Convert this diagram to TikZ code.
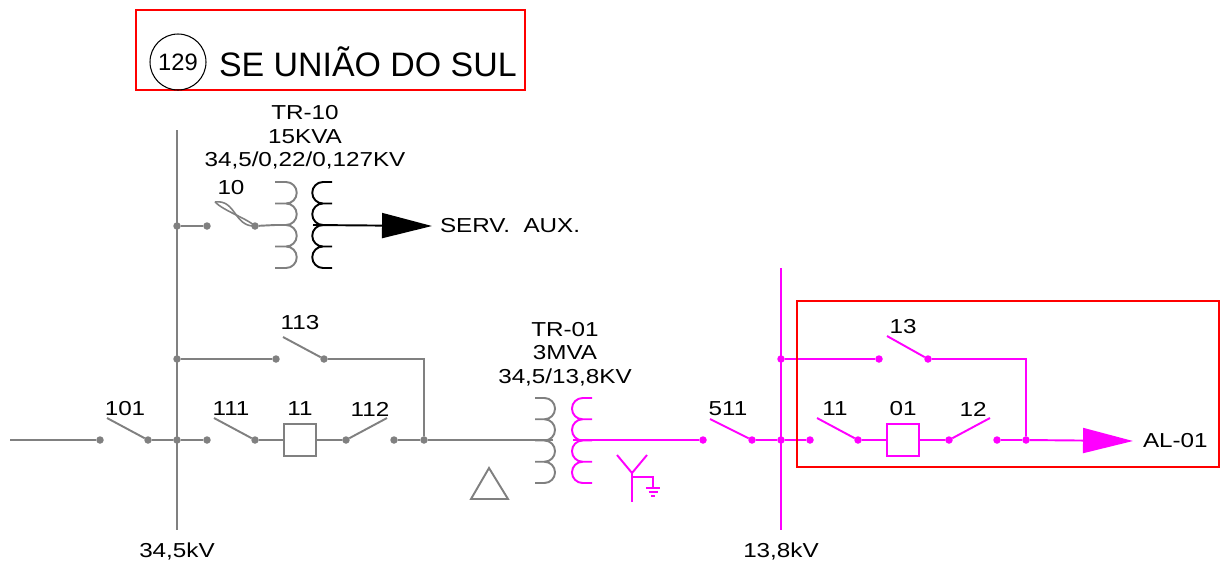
\documentclass[tikz,border=0pt]{standalone}
\usepackage{fontspec}
\setmainfont{Liberation Sans}
\newfontfamily\cadfont[FakeStretch=1.2]{Liberation Sans}
\usetikzlibrary{positioning,calc,arrows.meta}

\definecolor{linegray}{RGB}{128,128,128}
\definecolor{linemag}{RGB}{255,0,255}

\begin{document}
\begin{tikzpicture}[x=0.02cm, y=-0.02cm, line width=1.1pt, outer sep=0pt,
    dot/.style={circle, fill, inner sep=0pt, minimum size=0.15cm},
    lbl/.style={inner sep=0pt, text=black, font=\cadfont\fontsize{11.5}{12}\selectfont},
    brk/.style={rectangle, draw, fill=white, inner sep=0pt, minimum size=0.64cm},
    feed/.style={-{Triangle[length=1cm, width=0.5cm]}}]
    \useasboundingbox (0,0) rectangle (1220,566);

    % title
    \draw[red, line width=1.2pt] (136,10) rectangle (525,90);
    \node (num) [circle, draw, line width=0.6pt, minimum size=1.12cm, inner sep=0pt, font=\fontsize{13.5}{14}\selectfont] at (178,62) {129};
    \node (title) [anchor=west, inner sep=0pt, font=\fontsize{19.3}{20}\selectfont] at (219,62) {SE UNIÃO DO SUL};

    % 34,5kV side
    \begin{scope}[color=linegray]
        \coordinate (bus1top) at (177,130);
        \coordinate (bus1bot) at (177,530);
        \draw (bus1top) -- (bus1bot);
        \node[lbl] (bus1lbl) at (177,551) {34,5kV};

        \node[dot] (j10) at (177,226) {};
        \node[dot] (j113) at (177,359) {};
        \node[dot] (j1) at (177,440) {};

        % feeder in + 101
        \coordinate (in) at (10,440);
        \node[dot] (d101a) at (100,440) {};
        \node[dot] (d101b) at (148,440) {};
        \coordinate (s101) at (107,418);
        \node[lbl] (l101) at (125,409) {101};
        \draw (in) -- (d101a);
        \draw (s101) -- (d101b) -- (j1);

        % 111 / 11 / 112
        \node[dot] (d111a) at (207,440) {};
        \node[dot] (d111b) at (255,440) {};
        \coordinate (s111) at (214,418);
        \node[lbl] (l111) at (231,409) {111};
        \node[brk] (cb11) at (300,440) {};
        \node[lbl] (l11) at (300,409) {11};
        \node[dot] (d112a) at (346,440) {};
        \node[dot] (d112b) at (394,440) {};
        \coordinate (s112) at (387,418);
        \node[lbl] (l112) at (370,409) {112};
        \node[dot] (j2) at (424,440) {};
        \draw (j1) -- (d111a);
        \draw (s111) -- (d111b) -- (cb11) -- (d112a) -- (s112);
        \draw (d112b) -- (j2);

        % bypass 113
        \node[dot] (d113a) at (276,359) {};
        \node[dot] (d113b) at (324,359) {};
        \coordinate (s113) at (283,337);
        \node[lbl] (l113) at (300,323) {113};
        \draw (j113) -- (d113a);
        \draw (s113) -- (d113b) -- (424,359) -- (j2);

        % TR-10 with fuse 10
        \node[dot] (d10a) at (207,226) {};
        \node[dot] (d10b) at (255,226) {};
        \coordinate (f10) at (215,202);
        \node[lbl] (l10) at (231,188) {10};
        \draw (j10) -- (d10a);
        \draw[line width=0.9pt] (f10) .. controls (236,199) and (234,227) .. (d10b.center);
        \draw[line width=0.9pt] (f10) .. controls (224,211) and (246,218) .. (d10b.center);
        \coordinate (p10) at (275,225);
        \draw (d10b) -- (p10);
        \draw (275,182) foreach \k in {1,...,4} {-- ++(11,0) arc[start angle=90, end angle=-90, radius=0.215cm] -- ++(-11,0)};

        % TR-01 primary
        \coordinate (p01) at (553,440);
        \draw (j2) -- (p01);
        \draw (535,398) foreach \k in {1,...,4} {-- ++(9.4,0) arc[start angle=90, end angle=-90, radius=0.2125cm] -- ++(-9.4,0)};
        \draw (471,499) -- (508,499) -- (489,468) -- cycle;
    \end{scope}

    % TR-10 secondary
    \draw[black] (332,182) foreach \k in {1,...,4} {-- ++(-9,0) arc[start angle=90, end angle=270, radius=0.215cm] -- ++(9,0)};
    \coordinate (s10) at (313,225);
    \node[lbl, anchor=west] (aux) at (440,226) {SERV.\ \ AUX.};
    \draw[feed, black] (s10) -- ($(aux.west)+(-8,0)$);
    \node[lbl] (tr10a) at (305,113) {TR-10};
    \node[lbl] (tr10b) at (305,137) {15KVA};
    \node[lbl] (tr10c) at (305,160) {34,5/0,22/0,127KV};

    % TR-01 labels
    \node[lbl] (tr01a) at (565,330) {TR-01};
    \node[lbl] (tr01b) at (565,353) {3MVA};
    \node[lbl] (tr01c) at (565,377) {34,5/13,8KV};

    % 13,8kV side
    \begin{scope}[color=linemag]
        \draw (592,398) foreach \k in {1,...,4} {-- ++(-9.4,0) arc[start angle=90, end angle=270, radius=0.2125cm] -- ++(9.4,0)};
        \coordinate (s01) at (573,440);
        \node[dot] (d511a) at (703,440) {};
        \node[dot] (d511b) at (752,440) {};
        \coordinate (s511) at (710,419);
        \node[lbl] (l511) at (728,409) {511};
        \draw (s01) -- (d511a);
        \draw (s511) -- (d511b);

        % wye grounded
        \draw (617,455) -- (632,473) -- (647,455);
        \draw (632,473) -- (632,502);
        \draw (632,477) -- (653,477) -- (653,488);
        \draw[line width=0.9pt] (646,488) -- (660,488) (648.5,492) -- (657.5,492) (651,496) -- (655,496);

        % bus 13,8kV
        \coordinate (bus2top) at (781,268);
        \coordinate (bus2bot) at (781,530);
        \draw (bus2top) -- (bus2bot);
        \node[lbl] (bus2lbl) at (781,551) {13,8kV};
        \node[dot] (j3) at (781,440) {};
        \node[dot] (j13) at (781,359) {};
        \draw (d511b) -- (j3);

        % 11 / 01 / 12
        \node[dot] (d11a) at (810,440) {};
        \node[dot] (d11b) at (858,440) {};
        \coordinate (s11) at (817,418);
        \node[lbl] (l11b) at (835,409) {11};
        \node[brk] (cb01) at (903,440) {};
        \node[lbl] (l01) at (903,409) {01};
        \node[dot] (d12a) at (949,440) {};
        \node[dot] (d12b) at (997,440) {};
        \coordinate (s12) at (990,418);
        \node[lbl] (l12) at (973,409) {12};
        \node[dot] (j4) at (1026,440) {};
        \draw (j3) -- (d11a);
        \draw (s11) -- (d11b) -- (cb01) -- (d12a) -- (s12);
        \draw (d12b) -- (j4);

        % bypass 13
        \node[dot] (d13a) at (879,359) {};
        \node[dot] (d13b) at (928,359) {};
        \coordinate (s13) at (887,336);
        \node[lbl] (l13) at (903,327) {13};
        \draw (j13) -- (d13a);
        \draw (s13) -- (d13b) -- (1026,359) -- (j4);

        % feeder out
        \node[lbl, anchor=west] (al01) at (1143,441) {AL-01};
        \draw[feed] (j4) -- ($(al01.west)+(-10,0)$);
    \end{scope}

    \draw[red, line width=1.2pt] (797,301) rectangle (1219,467);
\end{tikzpicture}
\end{document}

- _EXERCISE INSTRUCTIONS_: Without the pictures, return the listing above from its first line through the line that has "(d101b) -- (j1);".

- _COMPLETE RESPONSE_:
Convert this diagram to TikZ code.
\documentclass[tikz,border=0pt]{standalone}
\usepackage{fontspec}
\setmainfont{Liberation Sans}
\newfontfamily\cadfont[FakeStretch=1.2]{Liberation Sans}
\usetikzlibrary{positioning,calc,arrows.meta}

\definecolor{linegray}{RGB}{128,128,128}
\definecolor{linemag}{RGB}{255,0,255}

\begin{document}
\begin{tikzpicture}[x=0.02cm, y=-0.02cm, line width=1.1pt, outer sep=0pt,
    dot/.style={circle, fill, inner sep=0pt, minimum size=0.15cm},
    lbl/.style={inner sep=0pt, text=black, font=\cadfont\fontsize{11.5}{12}\selectfont},
    brk/.style={rectangle, draw, fill=white, inner sep=0pt, minimum size=0.64cm},
    feed/.style={-{Triangle[length=1cm, width=0.5cm]}}]
    \useasboundingbox (0,0) rectangle (1220,566);

    % title
    \draw[red, line width=1.2pt] (136,10) rectangle (525,90);
    \node (num) [circle, draw, line width=0.6pt, minimum size=1.12cm, inner sep=0pt, font=\fontsize{13.5}{14}\selectfont] at (178,62) {129};
    \node (title) [anchor=west, inner sep=0pt, font=\fontsize{19.3}{20}\selectfont] at (219,62) {SE UNIÃO DO SUL};

    % 34,5kV side
    \begin{scope}[color=linegray]
        \coordinate (bus1top) at (177,130);
        \coordinate (bus1bot) at (177,530);
        \draw (bus1top) -- (bus1bot);
        \node[lbl] (bus1lbl) at (177,551) {34,5kV};

        \node[dot] (j10) at (177,226) {};
        \node[dot] (j113) at (177,359) {};
        \node[dot] (j1) at (177,440) {};

        % feeder in + 101
        \coordinate (in) at (10,440);
        \node[dot] (d101a) at (100,440) {};
        \node[dot] (d101b) at (148,440) {};
        \coordinate (s101) at (107,418);
        \node[lbl] (l101) at (125,409) {101};
        \draw (in) -- (d101a);
        \draw (s101) -- (d101b) -- (j1);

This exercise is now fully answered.